NPR Fresh Air Interview with Guy Pearce

This is fresh air, I’m Terry Gross. My guest, Guy Pearce, first became known to Americans for his role as a drag queen in the comedy Priscilla, Queen of the Desert. The Australian actor went on to star in the cop drama LA Confidential and last year’s independent film hit, Memento. He played a man with a rare form of amnesia. Now Pearce is in two films currently in theatres, the count of Monte Cristo and the Time Machine.


Describes a clip from Time Machine. – Clip where Alexander talks to Vox in the NYC Library.

TG: Now one of the things I imagine you don’t learn in acting classes is how to wrestle with monsters or creatures in a movie..

GP: If I had, I wouldn’t have broken my rib doing it. (laughing)

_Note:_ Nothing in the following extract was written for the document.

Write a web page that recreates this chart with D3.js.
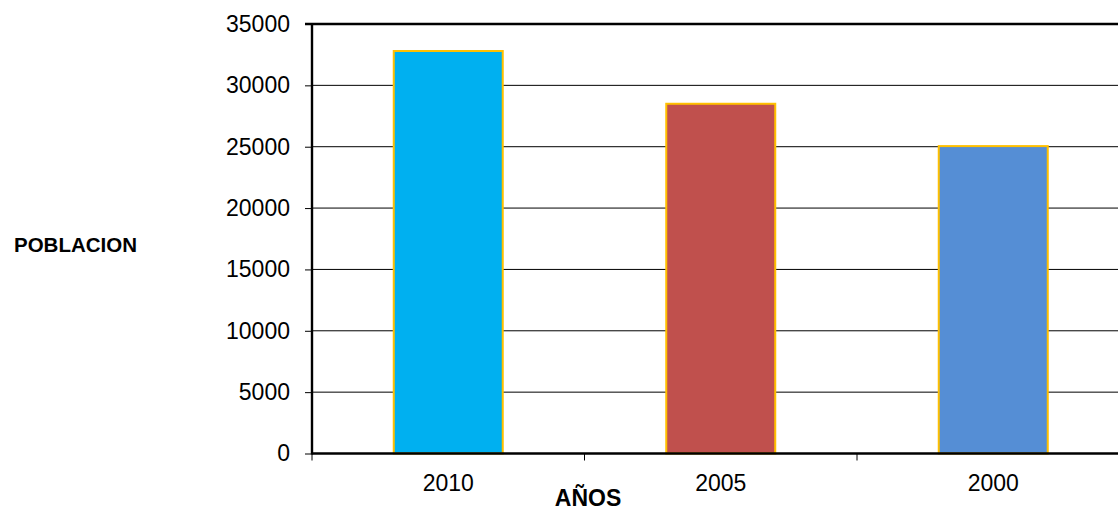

TG: Oh, did you break a rib doing it?

GP: (Laughing) Yes, I did!

TG: What happened?

GP: Well, I just have to run in and attack one of these monsters, one of these moorlocks and after having done it about 15 or 20 times, I started to realize that I was in a serious amount of pain and uh, and had actually cracked one of my left front ribs so uh, it was most uncomfortable for a while after that.

TG: Could you keep shooting?

GP: Uh, well, yeah we did, I mean I had to sort of pair down what I had to do and uh, ironically it was around the time that Simon our director, needed to sort of step away from the shoot and so when he did that we ended up having a two week break while the replacement, sort of temporary replacement director came in you know, so it actually worked out quite well, though I had two weeks of sitting around at home without trying to climb towers and wrestle more moorlocks

TG: I was reading some article about the making of the Time Machine, and it was some studio executive maybe, who said that they had a feeling that although you hadn’t done this kind of film before they really felt you could be the “hero”. (Laughs) I thought ok, well you take on a role and you really are the “hero” in this, you save a whole race of people um, how do you prepare yourself to play the part of the pure hero?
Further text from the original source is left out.